Kings of the Kongo, Slaves of the Americas: Staging African Identity in a Renaissance Festival in Mexico City in 1539

In this talk, I analyze a passage from chapter 202 of Bernal Díaz del Castillo’s True History of the Conquest of New Spain (c. 1555) that describes the participation of a group of “more than fifty” Africans in New Spain’s first major civic festival.  I essay two main hypotheses: that the blacks in this festival probably belonged to the Americas’ first black confraternity; and that they staged their African identity by enacting an African practice known as sangamento, or dancing for the king. To support the first hypothesis, I draw on evidence from black confraternities in the Iberian peninsula, Spanish confraternities in the Americas, and Lima’s first black confraternity.  For the second hypothesis, I try to establish the possible place/s of origin of these African subjects.  Finally, I argue that given the fact that the blacks’ participation in the festival took place just two years after the first rebellion plot on the part of African slaves in New Spain was suppressed, these performers were both staging their African identity and showing their loyalty to the viceroy, and through him, to the Emperor. 

 

Miguel A. Valerio
Award winning poet and scholar.
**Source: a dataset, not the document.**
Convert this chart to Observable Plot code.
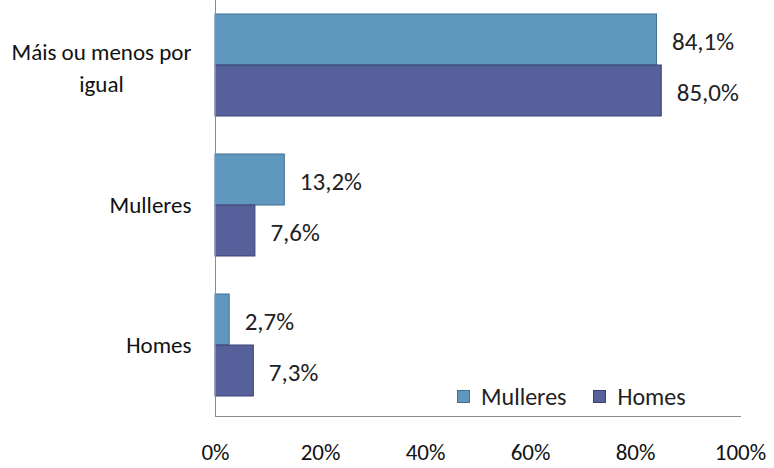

Has conducted research on race issues during the Avant-Garde in the Caribbean with a Tinker Foundation Field Research Grant. Working on a dissertation on Afro-Latino carnival performances and confraternities during the colonial period. Has published the poetry collection Los presentes de la muerte (Editorial Paroxismo, 2013), and La noche de Ohio is currently in press with Editorial Paroxismo. Studied Aymara language and culture with an U.S Dept. of Education FLAS Fellowship, in order to be able to study the Aymara of the first Lima 1583’s Catechism for Indians.


[i] Clado Ribeiro da Lessa, Viagem de África em o Reino de Dahomé, 53.